### [PROBLEM STATEMENT]
Look at the data below and print exactly the lines from its first line through the line with "from matplotlib.patches import Rectangle"; the pictures stay out of the copy.
#### SOURCE EXCERPT ####
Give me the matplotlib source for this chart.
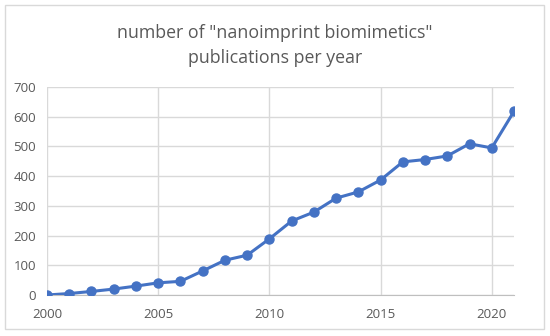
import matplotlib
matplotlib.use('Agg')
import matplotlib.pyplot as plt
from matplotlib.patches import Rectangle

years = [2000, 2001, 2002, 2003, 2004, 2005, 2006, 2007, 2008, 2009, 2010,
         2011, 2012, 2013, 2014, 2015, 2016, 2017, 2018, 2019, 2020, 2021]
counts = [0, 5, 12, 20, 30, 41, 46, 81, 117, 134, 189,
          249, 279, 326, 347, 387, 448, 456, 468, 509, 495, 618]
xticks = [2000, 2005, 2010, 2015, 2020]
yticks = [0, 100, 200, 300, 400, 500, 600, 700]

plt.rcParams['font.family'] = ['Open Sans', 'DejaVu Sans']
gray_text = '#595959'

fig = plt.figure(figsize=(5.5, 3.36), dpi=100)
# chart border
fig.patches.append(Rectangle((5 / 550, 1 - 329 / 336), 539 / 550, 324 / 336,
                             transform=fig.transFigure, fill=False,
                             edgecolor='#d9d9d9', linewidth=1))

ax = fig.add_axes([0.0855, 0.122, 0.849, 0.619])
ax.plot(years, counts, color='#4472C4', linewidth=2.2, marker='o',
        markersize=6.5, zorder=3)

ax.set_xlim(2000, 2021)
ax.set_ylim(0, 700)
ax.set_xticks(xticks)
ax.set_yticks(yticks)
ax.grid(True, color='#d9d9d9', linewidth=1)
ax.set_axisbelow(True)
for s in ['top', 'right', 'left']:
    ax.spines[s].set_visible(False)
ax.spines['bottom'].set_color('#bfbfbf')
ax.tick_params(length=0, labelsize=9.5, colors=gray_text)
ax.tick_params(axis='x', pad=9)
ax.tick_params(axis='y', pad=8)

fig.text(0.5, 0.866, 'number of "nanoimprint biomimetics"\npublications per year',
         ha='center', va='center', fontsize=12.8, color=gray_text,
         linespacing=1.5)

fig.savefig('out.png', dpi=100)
####
### [REPLY TO THE TASK]
Give me the matplotlib source for this chart.
import matplotlib
matplotlib.use('Agg')
import matplotlib.pyplot as plt
from matplotlib.patches import Rectangle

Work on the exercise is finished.